Political leaders and constitutional actors in Bihar seem to be playing a game of clauses and sub-clauses in the unseemly tussle for power

#dnaEdit: Bending the rules

The Bihar political crisis apart from taking the proverbial twists and turns has also spilled over into the legal domain, and there appears a gridlock on that front. A division bench of Patna high court has declared that there would be no “legal consequences” of the letter issued by the secretary of the state legislature on the speaker’s “instruction”. The letter is recognition of Nitish Kumar as leader of the legislative party of the Janata Dal (United). The court has said, “We intend to examine the legal applicability of the letter.”

The question that arises is whether the court can intervene in a matter pertaining to the legislature, where the speaker’s word is deemed final. Common sense would indicate that the court cannot interfere in the rules and procedures evolved to handle the business of the House by the legislators. It is the speaker who gives recognition to parties and its leaders and notification in the House record is part of the rules and proceedings of the House. 

It looks like Speaker Uday Narayan Choudhary, a member of the JD (U) and also affiliated to the majority supporting Nitish Kumar seems to have overplayed the hand in issuing the letter. It is a procedural norm which he could have followed after Kumar has won the majority test in the House. The JD (U) was keen to establish that Kumar as leader of Janata Dal (United) Legislature Party has a legitimate claim to form the government and Governor Kailash Nath Tripathi, a BJP appointee, should honour it. It seemed that the JD (U) believed that the letter would strengthen Kumar’s claims. The truth is it does not.   

The fact is that the speaker once he or she becomes a speaker cannot be seen to be acting in a partisan matter. Second, the governor, though a BJP appointee, a party which is a bitter rival of the JD (U) in the fractious state politics, should not give scope for suspicion that he is willing to use his discretionary powers to needle JD (U) and Kumar. By issuing the letter, the speaker showed unnecessary haste. The governor instead of asking for Kumar to prove his majority seems to be taking shelter behind the need to seek legal opinion before acting in the matter. What should be a simple procedure is made into a mind-boggling legal tangle.

A simple case of factional friction is elevated to the level of constitutional deadlock because the Constitution does not recognise the party, the majority party in the legislature or the leader of the legislature party. But the Chief Minister is the leader of the party that has a majority in the legislature, and the Chief Minister as leader of the legislature is deemed to command the confidence of the House.

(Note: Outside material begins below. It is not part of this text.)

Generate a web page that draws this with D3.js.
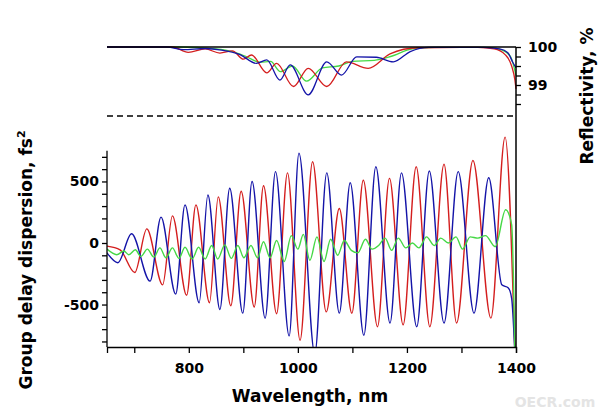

These issues are considered as constitutional conventions, which are honoured as much as those aspects explicitly stated in the text of the Constitution. The court can legitimately claim that under powers of judicial review it is bound to interpret the Constitution as well as its conventions. What is apparent is that the intent of the Constitution is not casuistry but fair and just conduct of legislative and executive business. It is this simple test that the speaker, the governor and other political players, including the central government, are failing today.